• [EXERCISE DIRECTIONS]:
Copy the listing verbatim, excluding any images found in it.

>> BEGIN INFORMATION SHOWN

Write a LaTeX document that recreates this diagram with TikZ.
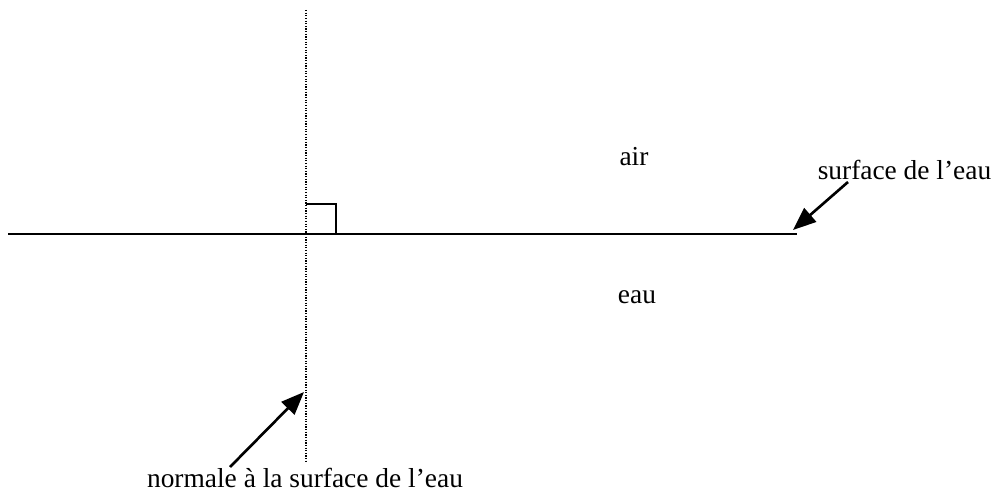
\documentclass[tikz,border=0pt]{standalone}
\usepackage{fontspec}
\setmainfont{Liberation Serif}
\usetikzlibrary{arrows.meta}
\tikzset{surface/.style={draw=black,line width=1.3pt},
 normalline/.style={draw=black,line width=.7pt,dash pattern=on .7pt off .8pt},
 pointer/.style={draw=black,line width=1.5pt,-{Triangle[length=.46cm,width=.36cm]}},
 lbl/.style={font=\fontsize{15.6}{18}\selectfont,inner sep=0pt},
 every picture/.style={line join=miter,line cap=butt}}

\begin{document}
\begin{tikzpicture}[]
\useasboundingbox (0,0) rectangle (20.02,-9.82);
\coordinate (sL) at (0.16,-4.68);
\coordinate (sR) at (15.94,-4.68);
\coordinate (nT) at (6.12,-0.20);
\coordinate (nB) at (6.12,-9.24);
\draw[normalline] (nT) -- (nB);
\draw[surface] (sL) -- (sR);
\draw[draw=black,line width=.9pt] (6.12,-4.08) -- (6.72,-4.08) -- (6.72,-4.68);
\node[lbl] (air) at (12.68,-3.14) {air};
\node[lbl] (eau) at (12.74,-5.94) {eau};
\node[lbl] (surfLbl) at (18.09,-3.40) {surface de l’eau};
\node[lbl] (normLbl) at (6.10,-9.56) {normale à la surface de l’eau};
\coordinate (sTail) at (16.96,-3.64);
\coordinate (sHead) at (15.86,-4.60);
\coordinate (nTail) at (4.60,-9.34);
\coordinate (nHead) at (6.08,-7.84);
\draw[pointer] (sTail) -- (sHead);
\draw[pointer] (nTail) -- (nHead);
\end{tikzpicture}
\end{document}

>> END INFORMATION SHOWN

• [OUTPUT FOR THIS TASK]:
Write a LaTeX document that recreates this diagram with TikZ.
\documentclass[tikz,border=0pt]{standalone}
\usepackage{fontspec}
\setmainfont{Liberation Serif}
\usetikzlibrary{arrows.meta}
\tikzset{surface/.style={draw=black,line width=1.3pt},
 normalline/.style={draw=black,line width=.7pt,dash pattern=on .7pt off .8pt},
 pointer/.style={draw=black,line width=1.5pt,-{Triangle[length=.46cm,width=.36cm]}},
 lbl/.style={font=\fontsize{15.6}{18}\selectfont,inner sep=0pt},
 every picture/.style={line join=miter,line cap=butt}}

\begin{document}
\begin{tikzpicture}[]
\useasboundingbox (0,0) rectangle (20.02,-9.82);
\coordinate (sL) at (0.16,-4.68);
\coordinate (sR) at (15.94,-4.68);
\coordinate (nT) at (6.12,-0.20);
\coordinate (nB) at (6.12,-9.24);
\draw[normalline] (nT) -- (nB);
\draw[surface] (sL) -- (sR);
\draw[draw=black,line width=.9pt] (6.12,-4.08) -- (6.72,-4.08) -- (6.72,-4.68);
\node[lbl] (air) at (12.68,-3.14) {air};
\node[lbl] (eau) at (12.74,-5.94) {eau};
\node[lbl] (surfLbl) at (18.09,-3.40) {surface de l’eau};
\node[lbl] (normLbl) at (6.10,-9.56) {normale à la surface de l’eau};
\coordinate (sTail) at (16.96,-3.64);
\coordinate (sHead) at (15.86,-4.60);
\coordinate (nTail) at (4.60,-9.34);
\coordinate (nHead) at (6.08,-7.84);
\draw[pointer] (sTail) -- (sHead);
\draw[pointer] (nTail) -- (nHead);
\end{tikzpicture}
\end{document}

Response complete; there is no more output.